* start Dataset content *
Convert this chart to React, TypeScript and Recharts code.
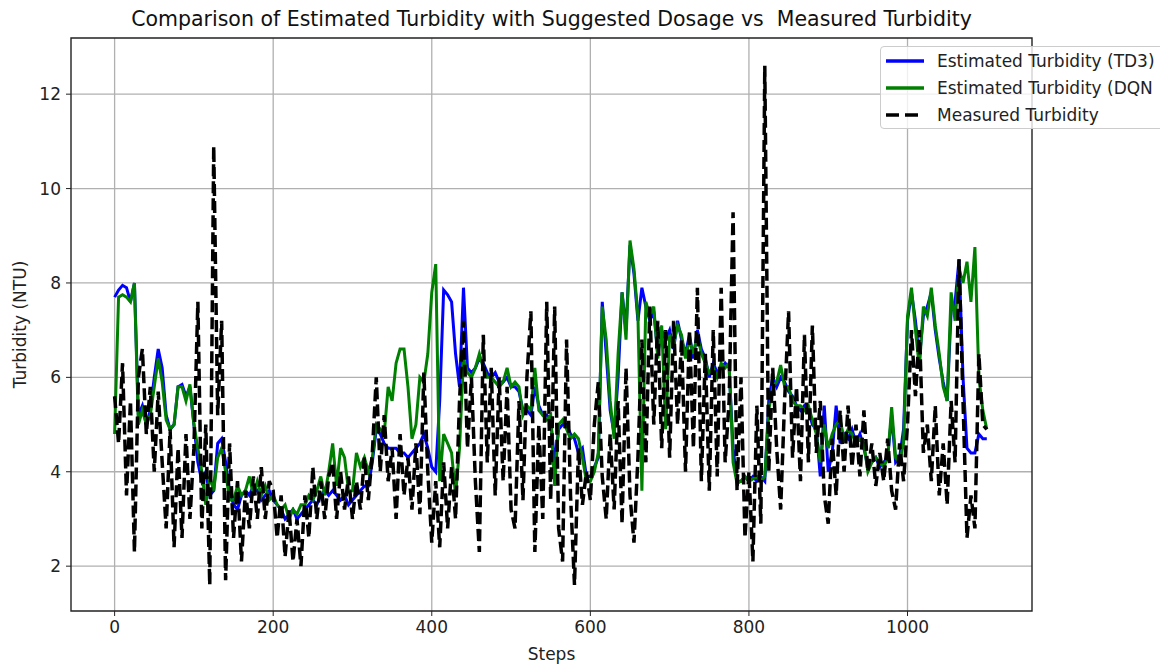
import React from 'react';
import {
  LineChart,
  Line,
  XAxis,
  YAxis,
  CartesianGrid,
  ReferenceArea,
} from 'recharts';

// x ticks / y ticks
const xTicks = [0, 200, 400, 600, 800, 1000];
const yTicks = [2, 4, 6, 8, 10, 12];

// estimated turbidity, TD3 dosage (one value every 5 steps)
const td3 = [
  7.7, 7.85, 7.95, 7.9, 7.6, 8.0, 5.2, 5.4, 5.0, 5.3, 6.0, 6.6, 6.2, 5.2, 4.9, 5.0, 5.8, 5.85, 5.6, 5.8,
  5.0, 4.2, 3.8, 4.0, 3.5, 3.6, 4.6, 4.7, 4.2, 3.6, 3.3, 3.2, 3.5, 3.6, 3.5, 3.7, 3.6, 3.4, 3.5, 3.6,
  3.4, 3.3, 3.2, 3.0, 3.1, 3.2, 3.0, 3.1, 3.2, 3.3, 3.4, 3.3, 3.5, 3.6, 3.5, 3.6, 3.5, 3.4, 3.5, 3.3,
  3.4, 3.5, 3.6, 3.7, 3.7, 4.2, 4.9, 4.8, 4.6, 4.5, 4.5, 4.5, 4.4, 4.4, 4.3, 4.4, 4.5, 4.6, 4.8, 4.5,
  4.1, 4.0, 5.5, 7.85, 7.75, 7.6, 6.5, 5.8, 7.9, 6.2, 6.1, 6.2, 6.4, 6.3, 6.1, 6.0, 6.1, 5.9, 5.9, 6.0,
  5.8, 5.8, 5.7, 5.3, 5.3, 5.2, 5.8, 5.4, 5.2, 5.2, 5.1, 4.2, 4.9, 5.0, 5.0, 4.8, 4.7, 4.4, 4.5, 3.9,
  3.9, 4.1, 4.3, 7.6, 6.5, 5.3, 4.8, 6.0, 7.8, 7.0, 8.8, 8.2, 7.2, 7.9, 7.5, 7.2, 7.4, 6.5, 7.0, 6.8,
  7.0, 6.6, 7.2, 6.8, 6.5, 6.9, 6.4, 7.0, 6.6, 6.4, 6.0, 6.3, 6.1, 6.2, 6.3, 6.2, 4.5, 3.8, 3.8, 3.9,
  3.8, 3.9, 3.8, 3.9, 3.8, 5.5, 6.0, 5.8, 6.0, 5.9, 5.7, 5.6, 5.4, 5.3, 5.4, 5.3, 5.0, 4.9, 3.9, 5.4,
  4.0, 4.4, 5.4, 4.6, 4.8, 4.7, 4.9, 4.6, 4.8, 4.5, 4.1, 4.2, 4.3, 4.1, 4.2, 4.3, 5.2, 4.2, 4.3, 4.9,
  7.2, 7.8, 7.2, 6.4, 7.3, 7.5, 7.8, 7.0, 6.4, 5.9, 5.5, 7.4, 7.6, 8.5, 6.0, 4.5, 4.4, 4.4, 4.8, 4.7,
  4.7,
];

// estimated turbidity, DQN dosage
const dqn = [
  4.8, 7.7, 7.75, 7.7, 7.6, 8.0, 5.0, 5.3, 5.0, 5.2, 5.8, 6.4, 5.9, 5.1, 4.9, 5.0, 5.8, 5.8, 5.5, 5.85,
  5.0, 4.5, 4.0, 3.3, 3.9, 3.6, 4.3, 4.5, 4.0, 3.4, 3.4, 3.7, 3.5, 3.6, 3.9, 3.5, 3.8, 3.5, 3.7, 3.4,
  3.5, 3.3, 3.2, 3.3, 3.0, 3.2, 3.1, 3.3, 3.3, 3.5, 3.4, 3.6, 3.9, 3.5, 4.0, 4.6, 3.7, 4.5, 4.3, 3.6,
  3.6, 4.4, 4.1, 4.3, 4.0, 4.3, 5.0, 4.9, 4.8, 5.8, 5.5, 6.3, 6.6, 6.6, 5.8, 4.7, 5.0, 6.0, 5.9, 6.5,
  7.8, 8.4, 3.8, 4.8, 4.6, 4.4, 3.5, 4.5, 6.4, 6.1, 6.0, 6.2, 6.5, 6.2, 6.0, 6.0, 5.9, 5.8, 5.9, 6.2,
  5.8, 5.9, 5.8, 5.2, 5.4, 5.3, 6.2, 5.3, 5.2, 5.1, 5.2, 3.7, 5.0, 5.1, 4.9, 4.7, 4.8, 4.7, 4.3, 3.8,
  3.8, 4.0, 4.4, 7.5, 6.8, 5.5, 4.7, 6.5, 7.8, 6.8, 8.9, 8.3, 7.3, 3.6, 7.6, 7.3, 7.5, 6.4, 7.1, 4.9,
  6.9, 6.7, 7.1, 6.9, 6.4, 6.8, 6.5, 6.9, 6.5, 6.3, 6.1, 6.2, 6.0, 6.3, 6.2, 6.3, 4.2, 3.75, 3.8, 3.9,
  3.8, 3.85, 3.9, 3.8, 3.9, 5.3, 5.8, 5.9, 6.26, 5.8, 5.8, 5.5, 5.4, 5.4, 5.3, 5.4, 5.1, 4.8, 4.2, 5.0,
  4.5, 4.8, 5.0, 5.1, 4.7, 4.9, 4.8, 4.6, 4.7, 4.6, 4.0, 4.2, 4.3, 4.2, 4.1, 4.3, 5.37, 4.3, 4.2, 4.6,
  7.3, 7.9, 7.0, 6.2, 7.5, 7.3, 7.9, 7.1, 6.5, 5.8, 5.5, 7.8, 7.2, 8.3, 8.0, 8.45, 7.6, 8.76, 6.0, 5.3,
  4.9,
];

// measured turbidity
const measured = [
  5.6, 4.6, 6.3, 3.5, 5.5, 2.3, 6.0, 6.6, 4.8, 5.8, 4.0, 5.7, 4.2, 2.8, 4.9, 2.4, 4.5, 2.6, 4.8, 3.0,
  4.5, 7.6, 2.8, 5.0, 1.6, 10.9, 5.2, 7.2, 1.7, 4.6, 2.6, 3.8, 2.1, 3.6, 2.8, 3.9, 3.0, 4.1, 3.0, 3.8,
  3.6, 2.6, 3.5, 2.2, 3.2, 2.1, 3.0, 2.0, 3.5, 2.6, 4.1, 3.0, 3.8, 3.0, 3.9, 4.2, 3.0, 4.0, 3.2, 3.9,
  3.0, 3.8, 3.2, 4.3, 3.4, 4.4, 6.0, 4.0, 5.2, 3.8, 4.5, 3.0, 4.8, 3.5, 4.3, 3.2, 4.6, 3.1, 6.1, 4.0,
  2.5, 3.8, 2.4, 4.2, 2.8, 4.1, 3.0, 5.5, 7.2, 4.5, 6.0, 3.8, 2.3, 6.9, 4.2, 6.2, 3.5, 6.0, 3.8, 5.8,
  3.2, 2.8, 5.5, 3.4, 6.0, 7.4, 2.3, 5.0, 3.0, 7.6, 3.4, 7.5, 2.8, 2.1, 6.8, 3.5, 1.6, 4.5, 3.3, 4.0,
  3.4, 5.0, 5.9, 3.9, 3.0, 4.8, 3.2, 5.5, 2.9, 6.2, 3.5, 2.5, 4.3, 6.8, 4.2, 7.5, 5.0, 7.2, 4.5, 7.0,
  4.3, 7.2, 5.0, 6.8, 4.0, 7.0, 4.5, 7.9, 3.8, 6.5, 3.6, 7.0, 3.9, 7.9, 4.2, 5.5, 9.5, 3.6, 6.0, 2.6,
  4.0, 2.1, 5.4, 2.9, 12.6, 4.0, 6.2, 4.5, 3.2, 5.5, 7.4, 4.3, 5.8, 3.8, 6.9, 4.2, 7.1, 4.4, 5.5, 3.5,
  2.9, 4.7, 3.5, 5.3, 4.0, 5.4, 4.1, 5.0, 3.9, 5.3, 4.0, 4.6, 3.7, 4.4, 3.8, 4.7, 3.6, 3.2, 4.6, 3.8,
  5.0, 7.0, 5.6, 7.0, 4.4, 5.0, 3.8, 5.4, 3.5, 4.6, 3.3, 5.5, 4.2, 8.5, 5.5, 2.6, 3.5, 2.8, 6.5, 5.0,
  4.9,
];

const STEP = 5;
const data = td3.map((v, i) => ({
  step: i * STEP,
  td3: v,
  dqn: dqn[i],
  measured: measured[i],
}));

const FONT = '"DejaVu Sans", sans-serif';
const X_DOMAIN: [number, number] = [-55, 1157];
const Y_DOMAIN: [number, number] = [1.05, 13.19];

const legendItems = [
  { label: 'Estimated Turbidity (TD3)', color: '#0000ff', dash: false },
  { label: 'Estimated Turbidity (DQN', color: '#008000', dash: false },
  { label: 'Measured Turbidity', color: '#000000', dash: true },
];

const App: React.FC = () => {
  return (
    <div
      style={{
        position: 'absolute',
        left: 0,
        top: 0,
        width: 1160,
        height: 666,
        overflow: 'hidden',
        background: '#fff',
        fontFamily: FONT,
      }}
    >
      <div
        style={{
          position: 'absolute',
          top: 6,
          left: 71,
          width: 961,
          textAlign: 'center',
          fontSize: 20.5,
          lineHeight: '26px',
          color: '#111',
          whiteSpace: 'pre',
        }}
      >
        Comparison of Estimated Turbidity with Suggested Dosage vs  Measured Turbidity
      </div>

      <LineChart
        width={1160}
        height={666}
        data={data}
        margin={{ top: 38, right: 128, left: 0, bottom: 0 }}
      >
        <CartesianGrid stroke="#b0b0b0" strokeWidth={1.3} verticalValues={xTicks} horizontalValues={yTicks} />
        <XAxis
          dataKey="step"
          type="number"
          domain={X_DOMAIN}
          ticks={xTicks}
          allowDataOverflow
          height={55}
          tickSize={5}
          tickMargin={5}
          stroke="#222"
          tick={{ fill: '#222', fontSize: 17, fontFamily: FONT }}
          axisLine={false}
          label={{ value: 'Steps', position: 'insideBottom', offset: 6, fill: '#222', fontSize: 17, fontFamily: FONT }}
        />
        <YAxis
          type="number"
          domain={Y_DOMAIN}
          ticks={yTicks}
          allowDataOverflow
          width={71}
          tickSize={5}
          tickMargin={5}
          stroke="#222"
          tick={{ fill: '#222', fontSize: 17, fontFamily: FONT }}
          axisLine={false}
          label={{
            value: 'Turbidity (NTU)',
            angle: -90,
            position: 'insideLeft',
            offset: 20,
            fill: '#222',
            fontSize: 17,
            fontFamily: FONT,
            style: { textAnchor: 'middle' },
          }}
        />
        <Line type="linear" dataKey="td3" stroke="#0000ff" strokeWidth={3} dot={false} isAnimationActive={false} />
        <Line type="linear" dataKey="dqn" stroke="#008000" strokeWidth={3} dot={false} isAnimationActive={false} />
        <Line
          type="linear"
          dataKey="measured"
          stroke="#000000"
          strokeWidth={3.5}
          strokeDasharray="12 5"
          dot={false}
          isAnimationActive={false}
        />
        <ReferenceArea
          x1={X_DOMAIN[0]}
          x2={X_DOMAIN[1]}
          y1={Y_DOMAIN[0]}
          y2={Y_DOMAIN[1]}
          fill="none"
          fillOpacity={0}
          stroke="#222"
          strokeWidth={1.4}
          ifOverflow="visible"
        />
      </LineChart>

      <div
        style={{
          position: 'absolute',
          left: 880,
          top: 46,
          width: 300,
          height: 83,
          border: '1px solid #cccccc',
          borderRadius: 4,
          background: 'rgba(255,255,255,0.8)',
          boxSizing: 'border-box',
        }}
      >
        {legendItems.map((it, i) => (
          <div
            key={it.label}
            style={{ position: 'absolute', left: 5, top: 2 + i * 27, height: 24, display: 'flex', alignItems: 'center' }}
          >
            <svg width={38} height={6} style={{ marginRight: 13 }}>
              <line
                x1={0}
                y1={3}
                x2={38}
                y2={3}
                stroke={it.color}
                strokeWidth={3.5}
                strokeDasharray={it.dash ? '13 6' : undefined}
              />
            </svg>
            <span style={{ fontSize: 17, color: '#222', whiteSpace: 'nowrap' }}>{it.label}</span>
          </div>
        ))}
      </div>
    </div>
  );
};

export default App;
* end Dataset content *
Skip the pictures and restate exactly the lines from the beginning of the listing to the line with "const yTicks = [2, 4, 6, 8, 10, 12];", that line included.

Convert this chart to React, TypeScript and Recharts code.
import React from 'react';
import {
  LineChart,
  Line,
  XAxis,
  YAxis,
  CartesianGrid,
  ReferenceArea,
} from 'recharts';

// x ticks / y ticks
const xTicks = [0, 200, 400, 600, 800, 1000];
const yTicks = [2, 4, 6, 8, 10, 12];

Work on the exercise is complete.